## Stated task:
Exclude the pictures; give every entry again exactly as written.

— BEGIN —

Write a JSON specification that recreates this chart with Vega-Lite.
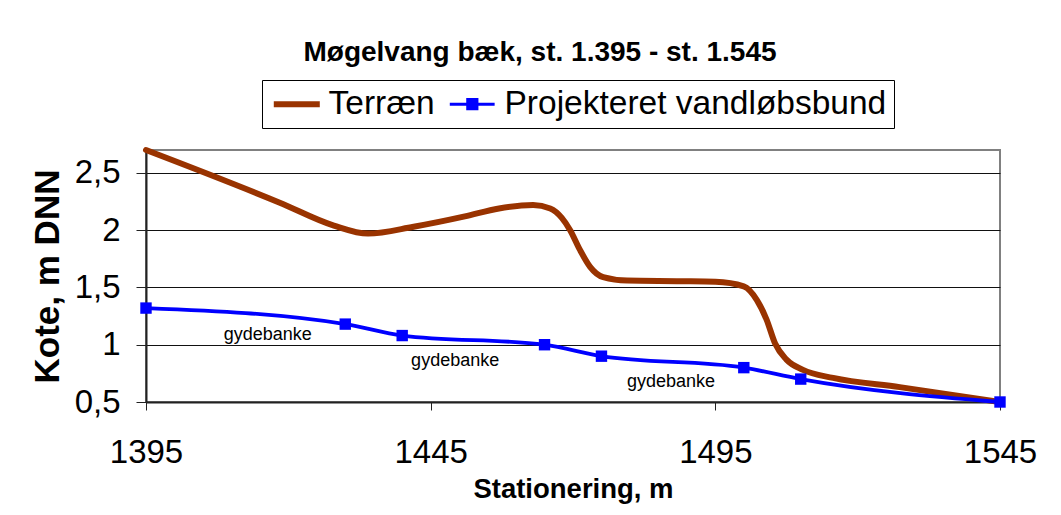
{
  "$schema": "https://vega.github.io/schema/vega-lite/v6.json",
  "width": 854,
  "height": 252,
  "autosize": {"type": "none"},
  "padding": {"left": 146, "top": 150, "right": 61, "bottom": 113},
  "background": "white",
  "config": {
    "font": "Liberation Sans",
    "view": {"stroke": "#808080", "strokeWidth": 2},
    "axis": {
      "labelFont": "Liberation Sans",
      "titleFont": "Liberation Sans",
      "labelColor": "black",
      "titleColor": "black",
      "domainColor": "#222222",
      "domainWidth": 2,
      "tickColor": "#222222",
      "tickWidth": 1,
      "gridColor": "#111111",
      "gridWidth": 1,
      "gridOpacity": 1
    }
  },
  "title": {
    "text": "Møgelvang bæk, st. 1.395 - st. 1.545",
    "font": "Liberation Sans",
    "fontSize": 28,
    "fontWeight": "bold",
    "color": "black",
    "anchor": "middle",
    "dx": -33,
    "offset": 13
  },
  "datasets": {
    "terraen": [
      {"st": 1395, "kote": 2.70, "serie": "Terræn"},
      {"st": 1418.5, "kote": 2.24, "serie": "Terræn"},
      {"st": 1428, "kote": 2.04, "serie": "Terræn"},
      {"st": 1434, "kote": 1.97, "serie": "Terræn"},
      {"st": 1442, "kote": 2.03, "serie": "Terræn"},
      {"st": 1451, "kote": 2.12, "serie": "Terræn"},
      {"st": 1457, "kote": 2.19, "serie": "Terræn"},
      {"st": 1463, "kote": 2.22, "serie": "Terræn"},
      {"st": 1466, "kote": 2.19, "serie": "Terræn"},
      {"st": 1468, "kote": 2.11, "serie": "Terræn"},
      {"st": 1469.5, "kote": 2.0, "serie": "Terræn"},
      {"st": 1471.2, "kote": 1.83, "serie": "Terræn"},
      {"st": 1473, "kote": 1.68, "serie": "Terræn"},
      {"st": 1475.3, "kote": 1.59, "serie": "Terræn"},
      {"st": 1479.5, "kote": 1.56, "serie": "Terræn"},
      {"st": 1489, "kote": 1.555, "serie": "Terræn"},
      {"st": 1495, "kote": 1.55, "serie": "Terræn"},
      {"st": 1500, "kote": 1.51, "serie": "Terræn"},
      {"st": 1502.3, "kote": 1.39, "serie": "Terræn"},
      {"st": 1504, "kote": 1.22, "serie": "Terræn"},
      {"st": 1505.5, "kote": 1.01, "serie": "Terræn"},
      {"st": 1507.5, "kote": 0.87, "serie": "Terræn"},
      {"st": 1510.4, "kote": 0.78, "serie": "Terræn"},
      {"st": 1515.7, "kote": 0.71, "serie": "Terræn"},
      {"st": 1527.4, "kote": 0.63, "serie": "Terræn"},
      {"st": 1545, "kote": 0.5, "serie": "Terræn"}
    ],
    "bund": [
      {"st": 1395, "kote": 1.32, "serie": "Projekteret vandløbsbund"},
      {"st": 1430, "kote": 1.18, "serie": "Projekteret vandløbsbund"},
      {"st": 1440, "kote": 1.08, "serie": "Projekteret vandløbsbund"},
      {"st": 1465, "kote": 1.0, "serie": "Projekteret vandløbsbund"},
      {"st": 1475, "kote": 0.9, "serie": "Projekteret vandløbsbund"},
      {"st": 1500, "kote": 0.8, "serie": "Projekteret vandløbsbund"},
      {"st": 1510, "kote": 0.7, "serie": "Projekteret vandløbsbund"},
      {"st": 1545, "kote": 0.5, "serie": "Projekteret vandløbsbund"}
    ],
    "labels": [
      {"st": 1416.4, "kote": 1.085, "tekst": "gydebanke"},
      {"st": 1449.3, "kote": 0.855, "tekst": "gydebanke"},
      {"st": 1487.2, "kote": 0.677, "tekst": "gydebanke"}
    ]
  },
  "encoding": {
    "x": {
      "field": "st",
      "type": "quantitative",
      "scale": {"domain": [1395, 1545], "nice": false, "zero": false},
      "axis": {
        "title": "Stationering, m",
        "titleFontSize": 27.5,
        "titleFontWeight": "bold",
        "titlePadding": 6,
        "values": [1395, 1445, 1495, 1545],
        "format": "d",
        "grid": false,
        "tickSize": 8,
        "labelFontSize": 33,
        "labelPadding": 26,
        "labelFlush": false
      }
    },
    "y": {
      "field": "kote",
      "type": "quantitative",
      "scale": {"domain": [0.5, 2.7], "nice": false, "zero": false},
      "axis": {
        "title": "Kote, m DNN",
        "titleFontSize": 35,
        "titleFontWeight": "bold",
        "titlePadding": 9,
        "values": [0.5, 1, 1.5, 2, 2.5],
        "grid": true,
        "tickSize": 10,
        "labelFontSize": 33,
        "labelPadding": 16,
        "labelFlush": false,
        "labelExpr": "replace(toString(datum.value), '.', ',')"
      }
    }
  },
  "layer": [
    {
      "data": {"name": "terraen"},
      "mark": {"type": "line", "interpolate": "monotone", "strokeWidth": 6, "strokeCap": "round", "clip": false},
      "encoding": {
        "color": {
          "field": "serie",
          "type": "nominal",
          "scale": {"domain": ["Terræn", "Projekteret vandløbsbund"], "range": ["#993300", "#0000ff"]},
          "legend": {
            "orient": "none",
            "legendX": 116,
            "legendY": -70,
            "direction": "horizontal",
            "columns": 2,
            "title": null,
            "labelFont": "Liberation Sans",
            "labelFontSize": 33.5,
            "labelColor": "black",
            "labelLimit": 0,
            "labelOffset": 26,
            "columnPadding": 8,
            "strokeColor": "black",
            "fillColor": "white",
            "padding": 7,
            "symbolSize": 2116,
            "symbolType": "stroke",
            "symbolStrokeWidth": 6,
            "encode": {
              "symbols": {
                "update": {
                  "shape": {"signal": "datum.value === 'Terræn' ? 'M-0.52,0H1.48' : 'M-0.52,0H1.43M0.26,-0.2H0.66V0.2H0.26Z'"},
                  "fill": {"signal": "datum.value === 'Terræn' ? 'transparent' : '#0000ff'"},
                  "stroke": {"signal": "datum.value === 'Terræn' ? '#993300' : '#0000ff'"},
                  "strokeWidth": {"signal": "datum.value === 'Terræn' ? 6 : 3"},
                  "opacity": {"value": 1}
                }
              }
            }
          }
        }
      }
    },
    {
      "data": {"name": "bund"},
      "mark": {"type": "line", "interpolate": "monotone", "strokeWidth": 3.8},
      "encoding": {
        "color": {"field": "serie", "type": "nominal"}
      }
    },
    {
      "data": {"name": "bund"},
      "mark": {"type": "point", "shape": "square", "filled": true, "size": 130, "opacity": 1, "color": "#0000ff", "clip": false}
    },
    {
      "data": {"name": "labels"},
      "mark": {"type": "text", "font": "Liberation Sans", "fontSize": 18, "color": "black", "align": "center", "baseline": "middle"},
      "encoding": {
        "text": {"field": "tekst", "type": "nominal"}
      }
    }
  ]
}
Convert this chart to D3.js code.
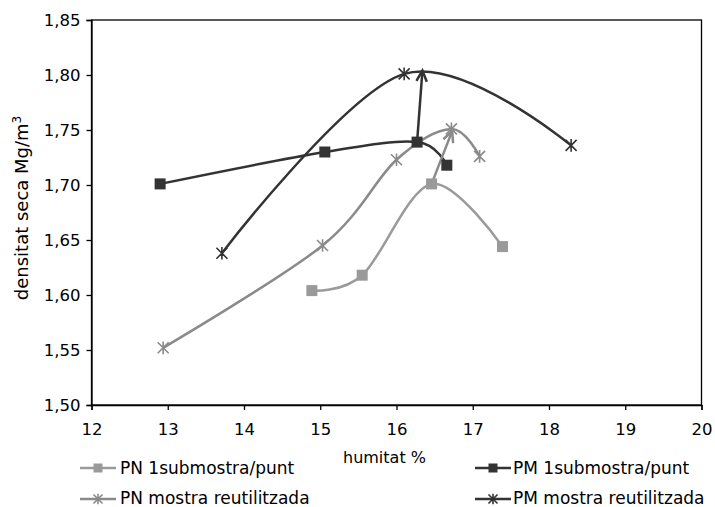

— END —

## Output:
Write a JSON specification that recreates this chart with Vega-Lite.
{
  "$schema": "https://vega.github.io/schema/vega-lite/v6.json",
  "width": 854,
  "height": 252,
  "autosize": {"type": "none"},
  "padding": {"left": 146, "top": 150, "right": 61, "bottom": 113},
  "background": "white",
  "config": {
    "font": "Liberation Sans",
    "view": {"stroke": "#808080", "strokeWidth": 2},
    "axis": {
      "labelFont": "Liberation Sans",
      "titleFont": "Liberation Sans",
      "labelColor": "black",
      "titleColor": "black",
      "domainColor": "#222222",
      "domainWidth": 2,
      "tickColor": "#222222",
      "tickWidth": 1,
      "gridColor": "#111111",
      "gridWidth": 1,
      "gridOpacity": 1
    }
  },
  "title": {
    "text": "Møgelvang bæk, st. 1.395 - st. 1.545",
    "font": "Liberation Sans",
    "fontSize": 28,
    "fontWeight": "bold",
    "color": "black",
    "anchor": "middle",
    "dx": -33,
    "offset": 13
  },
  "datasets": {
    "terraen": [
      {"st": 1395, "kote": 2.70, "serie": "Terræn"},
      {"st": 1418.5, "kote": 2.24, "serie": "Terræn"},
      {"st": 1428, "kote": 2.04, "serie": "Terræn"},
      {"st": 1434, "kote": 1.97, "serie": "Terræn"},
      {"st": 1442, "kote": 2.03, "serie": "Terræn"},
      {"st": 1451, "kote": 2.12, "serie": "Terræn"},
      {"st": 1457, "kote": 2.19, "serie": "Terræn"},
      {"st": 1463, "kote": 2.22, "serie": "Terræn"},
      {"st": 1466, "kote": 2.19, "serie": "Terræn"},
      {"st": 1468, "kote": 2.11, "serie": "Terræn"},
      {"st": 1469.5, "kote": 2.0, "serie": "Terræn"},
      {"st": 1471.2, "kote": 1.83, "serie": "Terræn"},
      {"st": 1473, "kote": 1.68, "serie": "Terræn"},
      {"st": 1475.3, "kote": 1.59, "serie": "Terræn"},
      {"st": 1479.5, "kote": 1.56, "serie": "Terræn"},
      {"st": 1489, "kote": 1.555, "serie": "Terræn"},
      {"st": 1495, "kote": 1.55, "serie": "Terræn"},
      {"st": 1500, "kote": 1.51, "serie": "Terræn"},
      {"st": 1502.3, "kote": 1.39, "serie": "Terræn"},
      {"st": 1504, "kote": 1.22, "serie": "Terræn"},
      {"st": 1505.5, "kote": 1.01, "serie": "Terræn"},
      {"st": 1507.5, "kote": 0.87, "serie": "Terræn"},
      {"st": 1510.4, "kote": 0.78, "serie": "Terræn"},
      {"st": 1515.7, "kote": 0.71, "serie": "Terræn"},
      {"st": 1527.4, "kote": 0.63, "serie": "Terræn"},
      {"st": 1545, "kote": 0.5, "serie": "Terræn"}
    ],
    "bund": [
      {"st": 1395, "kote": 1.32, "serie": "Projekteret vandløbsbund"},
      {"st": 1430, "kote": 1.18, "serie": "Projekteret vandløbsbund"},
      {"st": 1440, "kote": 1.08, "serie": "Projekteret vandløbsbund"},
      {"st": 1465, "kote": 1.0, "serie": "Projekteret vandløbsbund"},
      {"st": 1475, "kote": 0.9, "serie": "Projekteret vandløbsbund"},
      {"st": 1500, "kote": 0.8, "serie": "Projekteret vandløbsbund"},
      {"st": 1510, "kote": 0.7, "serie": "Projekteret vandløbsbund"},
      {"st": 1545, "kote": 0.5, "serie": "Projekteret vandløbsbund"}
    ],
    "labels": [
      {"st": 1416.4, "kote": 1.085, "tekst": "gydebanke"},
      {"st": 1449.3, "kote": 0.855, "tekst": "gydebanke"},
      {"st": 1487.2, "kote": 0.677, "tekst": "gydebanke"}
    ]
  },
  "encoding": {
    "x": {
      "field": "st",
      "type": "quantitative",
      "scale": {"domain": [1395, 1545], "nice": false, "zero": false},
      "axis": {
        "title": "Stationering, m",
        "titleFontSize": 27.5,
        "titleFontWeight": "bold",
        "titlePadding": 6,
        "values": [1395, 1445, 1495, 1545],
        "format": "d",
        "grid": false,
        "tickSize": 8,
        "labelFontSize": 33,
        "labelPadding": 26,
        "labelFlush": false
      }
    },
    "y": {
      "field": "kote",
      "type": "quantitative",
      "scale": {"domain": [0.5, 2.7], "nice": false, "zero": false},
      "axis": {
        "title": "Kote, m DNN",
        "titleFontSize": 35,
        "titleFontWeight": "bold",
        "titlePadding": 9,
        "values": [0.5, 1, 1.5, 2, 2.5],
        "grid": true,
        "tickSize": 10,
        "labelFontSize": 33,
        "labelPadding": 16,
        "labelFlush": false,
        "labelExpr": "replace(toString(datum.value), '.', ',')"
      }
    }
  },
  "layer": [
    {
      "data": {"name": "terraen"},
      "mark": {"type": "line", "interpolate": "monotone", "strokeWidth": 6, "strokeCap": "round", "clip": false},
      "encoding": {
        "color": {
          "field": "serie",
          "type": "nominal",
          "scale": {"domain": ["Terræn", "Projekteret vandløbsbund"], "range": ["#993300", "#0000ff"]},
          "legend": {
            "orient": "none",
            "legendX": 116,
            "legendY": -70,
            "direction": "horizontal",
            "columns": 2,
            "title": null,
            "labelFont": "Liberation Sans",
            "labelFontSize": 33.5,
            "labelColor": "black",
            "labelLimit": 0,
            "labelOffset": 26,
            "columnPadding": 8,
            "strokeColor": "black",
            "fillColor": "white",
            "padding": 7,
            "symbolSize": 2116,
            "symbolType": "stroke",
            "symbolStrokeWidth": 6,
            "encode": {
              "symbols": {
                "update": {
                  "shape": {"signal": "datum.value === 'Terræn' ? 'M-0.52,0H1.48' : 'M-0.52,0H1.43M0.26,-0.2H0.66V0.2H0.26Z'"},
                  "fill": {"signal": "datum.value === 'Terræn' ? 'transparent' : '#0000ff'"},
                  "stroke": {"signal": "datum.value === 'Terræn' ? '#993300' : '#0000ff'"},
                  "strokeWidth": {"signal": "datum.value === 'Terræn' ? 6 : 3"},
                  "opacity": {"value": 1}
                }
              }
            }
          }
        }
      }
    },
    {
      "data": {"name": "bund"},
      "mark": {"type": "line", "interpolate": "monotone", "strokeWidth": 3.8},
      "encoding": {
        "color": {"field": "serie", "type": "nominal"}
      }
    },
    {
      "data": {"name": "bund"},
      "mark": {"type": "point", "shape": "square", "filled": true, "size": 130, "opacity": 1, "color": "#0000ff", "clip": false}
    },
    {
      "data": {"name": "labels"},
      "mark": {"type": "text", "font": "Liberation Sans", "fontSize": 18, "color": "black", "align": "center", "baseline": "middle"},
      "encoding": {
        "text": {"field": "tekst", "type": "nominal"}
      }
    }
  ]
}
Convert this chart to D3.js code.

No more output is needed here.